# Process each message and upload the vectors to OpenSearch

## Load the model

In [1]:
import os
import clip
import torch
from PIL import Image

# Load the open CLIP model
device = "cuda" if torch.cuda.is_available() else "cpu"
model, preprocess = clip.load("ViT-B/32", device=device)

100%|████████████████████████████████████████| 338M/338M [00:01<00:00, 189MiB/s]


## Create a function that computes the feature vectors for a batch of images

In [2]:
def compute_clip_features(photos_batch):
    # Load all the photos from the files
    photos = [Image.open(photo_file) for photo_file in photos_batch]
    
    # Preprocess all photos
    photos_preprocessed = torch.stack([preprocess(photo) for photo in photos]).to(device)

    with torch.no_grad():
        # Encode the photos batch to compute the feature vectors and normalize them
        photos_features = model.encode_image(photos_preprocessed)
        photos_features /= photos_features.norm(dim=-1, keepdim=True)

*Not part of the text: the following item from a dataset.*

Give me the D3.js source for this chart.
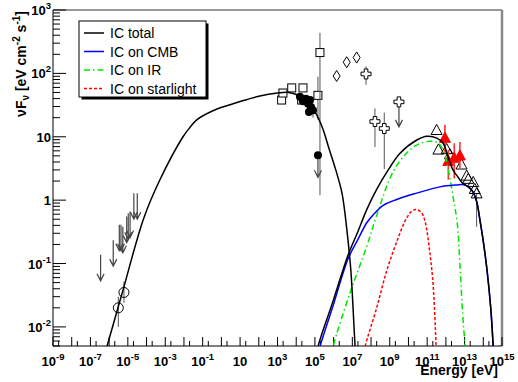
<!DOCTYPE html>
<html><head><meta charset="utf-8">
<script src="https://cdn.jsdelivr.net/npm/d3@7"></script>
<style>body{margin:0;background:#fff}svg{display:block}text{font-family:"Liberation Sans",Arial,Helvetica,sans-serif}</style>
</head><body><svg id="c" width="518" height="382"></svg>
<script>
// ---------- data (E in eV, nuFnu in eV cm^-2 s^-1) ----------
const icTotalLow = [[6.3e-7,0.004],[7.8e-7,0.005],[5.5e-6,0.038],[7.1e-5,0.52],[5.2e-4,2.1],[8.9e-3,10],[2.0e-2,13.8],[0.05,18.6],[0.355,25.7],[2.9,32],[10,36],[100,43.6],[1000,49],[4000,50],[1.6e4,43.6],[4e4,35.5],[1e5,25],[2.5e5,14],[5.6e5,6.6],[1.3e6,3.0],[2.8e6,1.29],[5.1e6,0.34],[8.3e6,0.079],[1.4e7,0.005],[1.6e7,0.003]];
const icTotalHigh = [[1.26e5,0.0035],[1.5e5,0.005],[9.5e5,0.026],[6.0e6,0.138],[2.0e7,0.32],[5.9e7,0.71],[2.0e8,1.48],[8.3e8,3.0],[3.55e9,5.5],[2.8e10,8.9],[9.8e10,10.2],[3.3e11,9.5],[7.1e11,7.9],[1.35e12,4.7],[2.4e12,3.0],[4.5e12,2.3],[7.9e12,1.85],[1.58e13,1.62],[2.8e13,1.35],[4.5e13,0.93],[6.6e13,0.49],[1e14,0.224],[1.58e14,0.079],[2.5e14,0.02],[3.3e14,0.0056],[3.8e14,0.0025]];
const icCMB = [[1.58e5,0.004],[1.86e5,0.0049],[9.5e5,0.022],[6.0e6,0.12],[2.0e7,0.24],[5.9e7,0.44],[1.32e8,0.59],[4.5e8,0.83],[3.55e9,1.07],[2.75e10,1.29],[4.8e11,1.62],[3.8e12,1.74],[7.9e12,1.76],[1.58e13,1.62],[2.8e13,1.35],[4.5e13,0.93],[6.6e13,0.49],[1e14,0.224],[1.58e14,0.079],[2.5e14,0.02],[3.3e14,0.0056],[3.8e14,0.0025]];
const icIR = [[7.9e5,0.0032],[9.5e5,0.0049],[7.4e6,0.034],[5.9e7,0.186],[2.0e8,0.575],[1.5e9,2.8],[7.9e9,5.5],[2.75e10,7.4],[1.41e11,8.5],[4.0e11,7.9],[7.9e11,5.6],[1.35e12,3.0],[2.5e12,1.07],[4.0e12,0.45],[5.6e12,0.1],[7.9e12,0.016],[1.05e13,0.005],[1.12e13,0.0025]];
const icStarlight = [[4.0e7,0.0035],[4.8e7,0.0049],[2.0e8,0.02],[6.8e8,0.076],[2.35e9,0.22],[7.9e9,0.52],[1.58e10,0.68],[2.75e10,0.71],[5.0e10,0.63],[7.6e10,0.47],[1.41e11,0.145],[2.1e11,0.044],[2.95e11,0.0055],[3.2e11,0.0025]];

const radioUpperLimits = [[3.5e-7,0.137],[1.66e-6,0.234],[3.5e-6,0.41],[4.3e-6,0.41],[5.4e-6,0.38],[8.7e-6,0.55],[1.05e-5,0.62],[1.32e-5,0.66],[2.1e-5,1.29],[3.2e-5,1.29]];
const radioPoints = [[6.2e-6,0.035,0.024,0.052],[3.1e-6,0.020,0.010,0.030]];
const xraySquares = [[1.66e3,38],[1.95e3,49],[5.75e3,59],[2.3e4,59],[1.95e4,38],[1.45e5,45,18.6,89],[1.86e5,213,1.2,437]];
const xrayCircles = [[1.58e4,42.7],[2.3e4,36.3],[3.3e4,39.8],[4.3e4,33.1],[5.5e4,38],[6.2e4,29.5],[7.9e4,26.3,20,30],[4.8e4,24.5]];
const xrayCircleLimits = [[1.45e5,5.1]];
const mevDiamonds = [[1.45e6,91],[5.0e6,150],[1.7e7,178,145,219]];
const gevCrosses = [[5.4e7,98,66,129],[1.62e8,17.4,6.9,28],[5.1e8,13.5,3.1,24]];
const gevCrossLimits = [[3.1e9,35.5]];
const tevOpenTriangles = [[3.2e11,12.6],[4.0e11,6.2],[1.1e12,6.3],[1.66e12,5.2],[6.9e12,3.6],[1.29e13,2.4],[1.58e13,2.14],[2.9e13,1.9],[3.5e13,1.48],[4.4e13,1.26,0.38,1.26]];
const tevRedTriangles = [[8.9e11,9.5,5.5,15.5],[1.35e12,4.1,2.1,6.2],[2.8e12,4.6,2.2,7.9],[5.6e12,5.0,3.2,8.3]];

const xLabelExps = [-9,-7,-5,-3,-1,1,3,5,7,9,11,13,15];
const yLabelExps = [-2,-1,0,1,2,3];
const legendLabels = ["IC total","IC on CMB","IC on IR","IC on starlight"];

// ---------- layout ----------
const svg = d3.select("#c");
const L=53,R=502,T=10,B=346;
const x = d3.scaleLog().domain([1e-9,1e15]).range([L,R]);
const y = d3.scaleLog().domain([0.005,1000]).range([B,T]);

svg.append("defs").append("clipPath").attr("id","clip")
  .append("rect").attr("x",L).attr("y",T).attr("width",R-L).attr("height",B-T);

// frame
svg.append("line").attr("x1",L).attr("x2",R).attr("y1",T).attr("y2",T).attr("stroke","#777").attr("stroke-width",1.5);
svg.append("line").attr("x1",R).attr("x2",R).attr("y1",T).attr("y2",B).attr("stroke","#888").attr("stroke-width",2.5);

// x ticks
const gx = svg.append("g");
for (let e=-9;e<=15;e++){
  const px = x(Math.pow(10,e));
  gx.append("line").attr("x1",px).attr("x2",px).attr("y1",B).attr("y2",B-9).attr("stroke","#000");
  if (e<15){ const pm = x(2*Math.pow(10,e));
    gx.append("line").attr("x1",pm).attr("x2",pm).attr("y1",B).attr("y2",B-5).attr("stroke","#000");}
}
xLabelExps.forEach(e=>{
  const t = gx.append("text").attr("x",x(Math.pow(10,e))).attr("y",366).attr("text-anchor","middle")
    .attr("font-size",13).attr("font-weight","bold");
  if (e===1){ t.text("10"); return; }
  t.append("tspan").text("10");
  t.append("tspan").attr("dy",-6).attr("font-size",9.5).text(String(e));
});
// y ticks
const gy = svg.append("g");
for (let e=-3;e<=3;e++){
  for (let m=1;m<=9;m++){
    const v=m*Math.pow(10,e); if (v<0.005||v>1000) continue;
    const py=y(v);
    gy.append("line").attr("x1",L).attr("x2",L+(m===1?13:7)).attr("y1",py).attr("y2",py).attr("stroke","#000");
  }
}
yLabelExps.forEach(e=>{
  const t = gy.append("text").attr("x",51).attr("y",y(Math.pow(10,e))+5).attr("text-anchor","end")
    .attr("font-size",13).attr("font-weight","bold");
  if (e===0){ t.text("1"); return; }
  if (e===1){ t.text("10"); return; }
  t.append("tspan").text("10");
  t.append("tspan").attr("dy",-6).attr("font-size",9.5).text(String(e));
});
// axes lines
svg.append("line").attr("x1",L).attr("x2",R).attr("y1",B).attr("y2",B).attr("stroke","#000");
svg.append("line").attr("x1",L).attr("x2",L).attr("y1",T).attr("y2",B).attr("stroke","#000");

// titles
svg.append("text").attr("x",498).attr("y",375).attr("text-anchor","end").attr("font-size",14).attr("font-weight","bold").text("Energy [eV]");
const yt = svg.append("text").attr("transform","translate(26,11) rotate(-90)").attr("text-anchor","end")
  .attr("font-size",14).attr("font-weight","bold");
yt.append("tspan").text("\u03BDF");
yt.append("tspan").attr("dy",3).attr("font-size",10).text("\u03BD");
yt.append("tspan").attr("dy",-3).text(" [eV cm");
yt.append("tspan").attr("dy",-6).attr("font-size",10).text("-2");
yt.append("tspan").attr("dy",6).text(" s");
yt.append("tspan").attr("dy",-6).attr("font-size",10).text("-1");
yt.append("tspan").attr("dy",6).text("]");

// ---------- data points ----------
const gd = svg.append("g").attr("clip-path","url(#clip)");
const errCol="#555";
function errBar(d,col,w){
  if (d.length<4) return;
  gd.append("line").attr("x1",x(d[0])).attr("x2",x(d[0])).attr("y1",y(d[2])).attr("y2",y(d[3]))
    .attr("stroke",col||errCol).attr("stroke-width",w||1);
}
function arrow(d,len){
  const px=x(d[0]),py=y(d[1]);
  gd.append("path").attr("d",`M${px},${py}L${px},${py+len}M${px-3.5},${py+len-7}L${px},${py+len}L${px+3.5},${py+len-7}`)
    .attr("fill","none").attr("stroke","#444").attr("stroke-width",1.2);
}
radioUpperLimits.forEach(d=>arrow(d,26));
radioPoints.forEach(d=>{errBar(d);
  gd.append("circle").attr("cx",x(d[0])).attr("cy",y(d[1])).attr("r",5).attr("fill","none").attr("stroke","#000");});
xraySquares.forEach(d=>{errBar(d);
  gd.append("rect").attr("x",x(d[0])-4).attr("y",y(d[1])-4).attr("width",8).attr("height",8).attr("fill","#fff").attr("stroke","#000");});
xrayCircles.forEach(d=>{errBar(d);
  gd.append("circle").attr("cx",x(d[0])).attr("cy",y(d[1])).attr("r",4).attr("fill","#000");});
xrayCircleLimits.forEach(d=>{arrow(d,22);
  gd.append("circle").attr("cx",x(d[0])).attr("cy",y(d[1])).attr("r",4).attr("fill","#000");});
mevDiamonds.forEach(d=>{errBar(d);
  const px=x(d[0]),py=y(d[1]);
  gd.append("path").attr("d",`M${px},${py-5.5}L${px+3.5},${py}L${px},${py+5.5}L${px-3.5},${py}Z`).attr("fill","#fff").attr("stroke","#000");});
function crossPath(px,py){const s=5,a=1.8;
  return `M${px-a},${py-s}H${px+a}V${py-a}H${px+s}V${py+a}H${px+a}V${py+s}H${px-a}V${py+a}H${px-s}V${py-a}H${px-a}Z`;}
gevCrosses.forEach(d=>{errBar(d);
  gd.append("path").attr("d",crossPath(x(d[0]),y(d[1]))).attr("fill","#fff").attr("stroke","#000");});
gevCrossLimits.forEach(d=>{arrow(d,25);
  gd.append("path").attr("d",crossPath(x(d[0]),y(d[1]))).attr("fill","#fff").attr("stroke","#000");});
function triPath(px,py,s){return `M${px},${py-s*1.1}L${px+s},${py+s*0.75}L${px-s},${py+s*0.75}Z`;}
tevOpenTriangles.forEach(d=>{errBar(d);
  gd.append("path").attr("d",triPath(x(d[0]),y(d[1]),5.5)).attr("fill","none").attr("stroke","#000");});
tevRedTriangles.forEach(d=>{errBar(d,"#ff3030",1.6);
  gd.append("path").attr("d",triPath(x(d[0]),y(d[1]),5.5)).attr("fill","#ff0000").attr("stroke","#ff0000");});

// ---------- model curves ----------
const line = d3.line().x(d=>x(d[0])).y(d=>y(d[1])).curve(d3.curveCatmullRom.alpha(0.5));
const gc = svg.append("g").attr("clip-path","url(#clip)").attr("fill","none");
const styles = [
  {data:icStarlight,col:"#ff0000",dash:"3,2"},
  {data:icIR,col:"#00e600",dash:"6,3,1.5,3"},
  {data:icCMB,col:"#0000ff",dash:null},
  {data:icTotalLow,col:"#000",dash:null},
  {data:icTotalHigh,col:"#000",dash:null}
];
styles.forEach(s=>{
  const p=gc.append("path").attr("d",line(s.data)).attr("stroke",s.col).attr("stroke-width",1.5);
  if (s.dash) p.attr("stroke-dasharray",s.dash);
});

// ---------- legend ----------
const lg = svg.append("g");
lg.append("rect").attr("x",81.5).attr("y",23.5).attr("width",127).attr("height",76).attr("fill","#000");
lg.append("rect").attr("x",79).attr("y",21).attr("width",127).attr("height",76).attr("fill","#fff").attr("stroke","#000");
const legStyles=[{col:"#000",dash:null},{col:"#0000ff",dash:null},{col:"#00e600",dash:"6,3,1.5,3"},{col:"#ff0000",dash:"3,2"}];
legendLabels.forEach((lab,i)=>{
  const ly = 33+i*18.5;
  const l=lg.append("line").attr("x1",84).attr("x2",104).attr("y1",ly).attr("y2",ly).attr("stroke",legStyles[i].col).attr("stroke-width",1.5);
  if (legStyles[i].dash) l.attr("stroke-dasharray",legStyles[i].dash);
  lg.append("text").attr("x",110).attr("y",ly+5).attr("font-size",14).text(lab);
});
</script></body></html>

    # Transfer the feature vectors back to the CPU and convert to numpy
    return photos_features.cpu().numpy()

## Create a function to index embeddings into OpenSearch

In [3]:
from dotenv import load_dotenv
load_dotenv()
SERVICE_URI = os.getenv("SERVICE_URI")

from opensearchpy import OpenSearch
opensearch = OpenSearch(SERVICE_URI, use_ssl=True)
from opensearchpy.helpers import bulk

def index_embeddings_to_opensearch(data):
    actions = []
    for d in data:
        action = {
            "_index": "photos",  # Update with your index name
            "_source": {
                "image_url": d['image_url'],
                "embedding": d['embedding'].tolist()
            }
        }
        actions.append(action)
    success, _ = bulk(opensearch, actions, index="photos")
    print(f"Indexed {success} embeddings to OpenSearch")


## Iterate over images and process them in batches

In [4]:
import os

# Path to the directory containing photos
image_dir = "photos"

# Batch size for processing images and indexing embeddings
batch_size = 100

# List to store embeddings
data = []

# Process images in batches
image_files = os.listdir(image_dir)
for i in range(0, len(image_files), batch_size):
    batch_files = image_files[i:i+batch_size]
    batch_file_paths = [os.path.join(image_dir, file) for file in batch_files]

    # Compute embeddings for the batch of images
    batch_embeddings = compute_clip_features(batch_file_paths)

    # Create data dictionary for indexing
    for file_path, embedding in zip(batch_file_paths, batch_embeddings):
        data.append({'image_url': file_path, 'embedding': embedding})

    # Check if we have enough data to index
    if len(data) >= batch_size:
        index_embeddings_to_opensearch(data)
        data = []

# Index any remaining data
if len(data) > 0:
    index_embeddings_to_opensearch(data)

print("All embeddings indexed successfully.")



Indexed 100 embeddings to OpenSearch
Indexed 100 embeddings to OpenSearch
Indexed 100 embeddings to OpenSearch
Indexed 100 embeddings to OpenSearch
Indexed 100 embeddings to OpenSearch
Indexed 100 embeddings to OpenSearch
Indexed 100 embeddings to OpenSearch
Indexed 100 embeddings to OpenSearch
Indexed 100 embeddings to OpenSearch
Indexed 100 embeddings to OpenSearch
All embeddings indexed successfully.